» **Task description**: Your task is to repeat the lines from the line with "Write a web" to the line with "49.85, 48.0, 47.8, 46.9, 49.0];", both ends included, and nothing else. Pictures stay out of the copy.

(Data entries)
.....

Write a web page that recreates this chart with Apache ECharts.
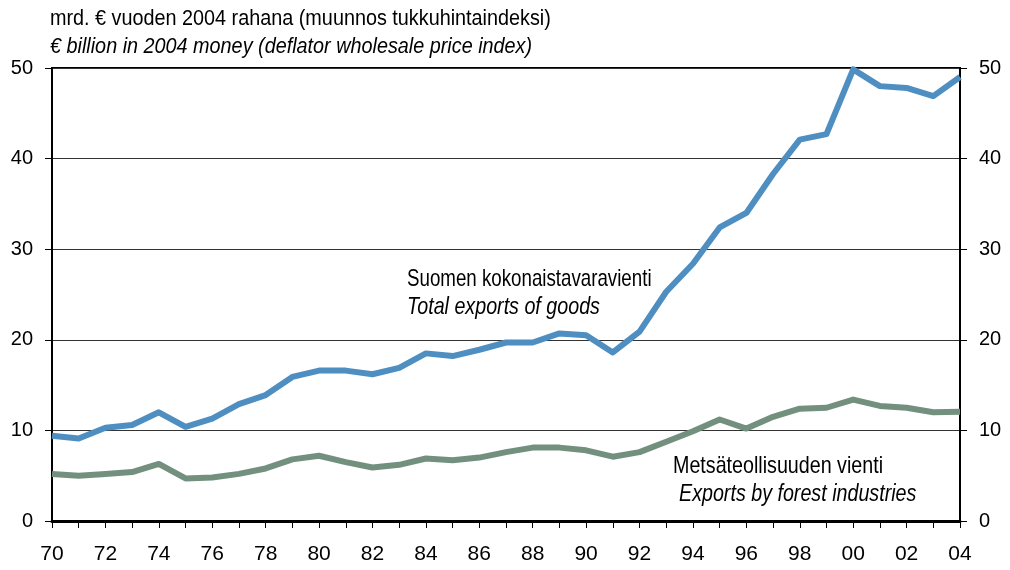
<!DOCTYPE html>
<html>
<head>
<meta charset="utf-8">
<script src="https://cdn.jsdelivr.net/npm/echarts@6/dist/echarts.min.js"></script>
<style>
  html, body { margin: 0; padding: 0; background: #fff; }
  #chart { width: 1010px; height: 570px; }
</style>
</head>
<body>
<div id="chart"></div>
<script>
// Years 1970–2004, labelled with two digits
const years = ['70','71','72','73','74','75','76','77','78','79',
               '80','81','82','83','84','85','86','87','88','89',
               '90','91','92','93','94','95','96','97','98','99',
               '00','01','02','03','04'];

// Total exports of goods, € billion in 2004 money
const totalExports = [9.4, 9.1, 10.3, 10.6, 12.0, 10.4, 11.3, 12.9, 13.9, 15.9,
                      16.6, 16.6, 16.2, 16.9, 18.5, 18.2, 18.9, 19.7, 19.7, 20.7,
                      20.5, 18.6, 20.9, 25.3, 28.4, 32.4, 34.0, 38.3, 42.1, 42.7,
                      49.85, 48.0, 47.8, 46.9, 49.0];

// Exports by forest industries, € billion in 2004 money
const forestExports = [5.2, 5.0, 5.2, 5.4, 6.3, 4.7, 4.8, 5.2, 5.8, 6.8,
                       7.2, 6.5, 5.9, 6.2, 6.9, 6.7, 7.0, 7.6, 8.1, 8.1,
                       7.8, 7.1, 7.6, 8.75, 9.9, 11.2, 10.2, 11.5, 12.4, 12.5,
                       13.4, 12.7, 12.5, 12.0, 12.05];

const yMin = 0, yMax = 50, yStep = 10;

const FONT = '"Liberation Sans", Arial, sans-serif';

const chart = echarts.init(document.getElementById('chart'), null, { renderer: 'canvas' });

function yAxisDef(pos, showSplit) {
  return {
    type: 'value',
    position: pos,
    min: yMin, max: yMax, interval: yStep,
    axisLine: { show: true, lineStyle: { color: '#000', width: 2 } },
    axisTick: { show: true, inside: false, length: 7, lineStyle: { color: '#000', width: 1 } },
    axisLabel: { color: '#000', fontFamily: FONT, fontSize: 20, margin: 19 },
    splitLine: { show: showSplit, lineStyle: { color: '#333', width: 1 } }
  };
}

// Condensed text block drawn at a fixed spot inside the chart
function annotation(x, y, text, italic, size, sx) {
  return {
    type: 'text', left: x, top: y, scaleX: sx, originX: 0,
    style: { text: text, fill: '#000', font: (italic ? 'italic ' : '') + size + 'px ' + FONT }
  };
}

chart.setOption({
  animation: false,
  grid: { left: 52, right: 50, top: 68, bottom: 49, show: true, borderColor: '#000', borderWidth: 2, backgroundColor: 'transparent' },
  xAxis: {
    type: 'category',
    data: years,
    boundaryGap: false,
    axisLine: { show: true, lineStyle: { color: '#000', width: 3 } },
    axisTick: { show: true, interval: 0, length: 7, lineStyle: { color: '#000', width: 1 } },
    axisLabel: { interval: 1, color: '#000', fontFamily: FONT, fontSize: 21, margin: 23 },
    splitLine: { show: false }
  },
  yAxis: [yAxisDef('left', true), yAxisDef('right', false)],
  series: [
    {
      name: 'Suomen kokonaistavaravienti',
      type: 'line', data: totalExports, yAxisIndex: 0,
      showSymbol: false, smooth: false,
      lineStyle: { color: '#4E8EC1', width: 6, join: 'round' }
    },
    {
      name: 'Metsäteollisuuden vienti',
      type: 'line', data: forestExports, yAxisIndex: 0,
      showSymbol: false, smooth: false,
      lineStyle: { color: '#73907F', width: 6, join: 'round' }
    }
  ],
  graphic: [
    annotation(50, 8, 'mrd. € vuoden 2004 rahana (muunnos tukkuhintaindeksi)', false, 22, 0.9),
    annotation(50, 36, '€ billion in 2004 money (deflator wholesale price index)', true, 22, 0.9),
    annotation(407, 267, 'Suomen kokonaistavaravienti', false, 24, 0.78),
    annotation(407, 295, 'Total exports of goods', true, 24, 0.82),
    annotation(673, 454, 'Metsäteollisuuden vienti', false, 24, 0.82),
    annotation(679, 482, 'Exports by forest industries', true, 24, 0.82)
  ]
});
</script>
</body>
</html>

.....

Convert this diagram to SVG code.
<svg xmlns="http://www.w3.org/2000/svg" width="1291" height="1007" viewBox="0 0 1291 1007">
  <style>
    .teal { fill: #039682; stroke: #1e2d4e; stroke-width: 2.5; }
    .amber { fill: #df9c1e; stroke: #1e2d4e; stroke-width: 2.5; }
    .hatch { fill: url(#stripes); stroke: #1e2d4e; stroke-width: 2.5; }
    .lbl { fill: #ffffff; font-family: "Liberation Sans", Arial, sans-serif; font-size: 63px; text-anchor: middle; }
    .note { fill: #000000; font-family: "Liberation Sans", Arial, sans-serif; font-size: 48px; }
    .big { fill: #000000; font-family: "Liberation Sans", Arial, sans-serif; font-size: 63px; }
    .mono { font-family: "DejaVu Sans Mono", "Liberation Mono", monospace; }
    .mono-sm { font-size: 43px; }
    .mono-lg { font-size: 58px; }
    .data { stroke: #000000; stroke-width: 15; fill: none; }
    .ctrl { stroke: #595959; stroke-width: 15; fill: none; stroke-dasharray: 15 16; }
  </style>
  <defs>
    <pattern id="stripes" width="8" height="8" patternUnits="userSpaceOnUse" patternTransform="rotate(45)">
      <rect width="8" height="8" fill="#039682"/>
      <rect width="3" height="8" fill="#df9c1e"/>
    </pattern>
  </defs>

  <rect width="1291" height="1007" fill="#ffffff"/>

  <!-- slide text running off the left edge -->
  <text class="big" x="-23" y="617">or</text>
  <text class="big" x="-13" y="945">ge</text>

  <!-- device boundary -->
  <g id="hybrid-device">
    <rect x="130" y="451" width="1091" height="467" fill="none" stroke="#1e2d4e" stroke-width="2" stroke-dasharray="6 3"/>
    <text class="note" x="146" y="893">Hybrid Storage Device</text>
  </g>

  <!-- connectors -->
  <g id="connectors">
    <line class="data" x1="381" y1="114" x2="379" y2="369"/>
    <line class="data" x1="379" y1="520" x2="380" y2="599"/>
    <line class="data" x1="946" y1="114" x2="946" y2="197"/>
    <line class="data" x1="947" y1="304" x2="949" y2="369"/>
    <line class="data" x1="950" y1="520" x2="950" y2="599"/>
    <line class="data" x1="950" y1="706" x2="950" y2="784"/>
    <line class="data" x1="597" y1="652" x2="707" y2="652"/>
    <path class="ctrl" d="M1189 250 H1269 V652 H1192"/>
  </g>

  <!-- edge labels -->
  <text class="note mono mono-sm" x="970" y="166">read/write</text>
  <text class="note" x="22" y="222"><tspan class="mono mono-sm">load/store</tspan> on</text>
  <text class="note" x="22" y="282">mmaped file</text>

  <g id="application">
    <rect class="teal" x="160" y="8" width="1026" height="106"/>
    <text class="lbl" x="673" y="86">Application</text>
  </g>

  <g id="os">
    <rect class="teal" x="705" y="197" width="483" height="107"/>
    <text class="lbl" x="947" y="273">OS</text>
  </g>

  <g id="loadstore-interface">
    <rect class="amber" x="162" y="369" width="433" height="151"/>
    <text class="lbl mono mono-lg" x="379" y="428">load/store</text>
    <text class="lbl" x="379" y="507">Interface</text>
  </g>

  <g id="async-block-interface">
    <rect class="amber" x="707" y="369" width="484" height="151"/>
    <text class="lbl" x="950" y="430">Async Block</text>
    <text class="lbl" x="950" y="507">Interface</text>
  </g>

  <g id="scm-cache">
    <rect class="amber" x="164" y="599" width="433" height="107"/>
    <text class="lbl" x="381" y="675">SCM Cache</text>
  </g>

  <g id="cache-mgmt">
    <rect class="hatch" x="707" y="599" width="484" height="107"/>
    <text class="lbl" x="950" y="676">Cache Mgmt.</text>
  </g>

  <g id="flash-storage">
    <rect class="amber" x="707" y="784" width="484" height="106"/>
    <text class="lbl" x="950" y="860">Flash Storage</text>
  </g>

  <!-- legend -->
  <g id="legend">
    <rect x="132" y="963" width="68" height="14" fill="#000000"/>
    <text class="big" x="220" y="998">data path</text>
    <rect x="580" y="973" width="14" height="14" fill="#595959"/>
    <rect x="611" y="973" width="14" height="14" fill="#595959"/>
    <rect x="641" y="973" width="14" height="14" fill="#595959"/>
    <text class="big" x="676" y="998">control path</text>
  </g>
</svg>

.....

» **Solved exercise**:
Write a web page that recreates this chart with Apache ECharts.
<!DOCTYPE html>
<html>
<head>
<meta charset="utf-8">
<script src="https://cdn.jsdelivr.net/npm/echarts@6/dist/echarts.min.js"></script>
<style>
  html, body { margin: 0; padding: 0; background: #fff; }
  #chart { width: 1010px; height: 570px; }
</style>
</head>
<body>
<div id="chart"></div>
<script>
// Years 1970–2004, labelled with two digits
const years = ['70','71','72','73','74','75','76','77','78','79',
               '80','81','82','83','84','85','86','87','88','89',
               '90','91','92','93','94','95','96','97','98','99',
               '00','01','02','03','04'];

// Total exports of goods, € billion in 2004 money
const totalExports = [9.4, 9.1, 10.3, 10.6, 12.0, 10.4, 11.3, 12.9, 13.9, 15.9,
                      16.6, 16.6, 16.2, 16.9, 18.5, 18.2, 18.9, 19.7, 19.7, 20.7,
                      20.5, 18.6, 20.9, 25.3, 28.4, 32.4, 34.0, 38.3, 42.1, 42.7,
                      49.85, 48.0, 47.8, 46.9, 49.0];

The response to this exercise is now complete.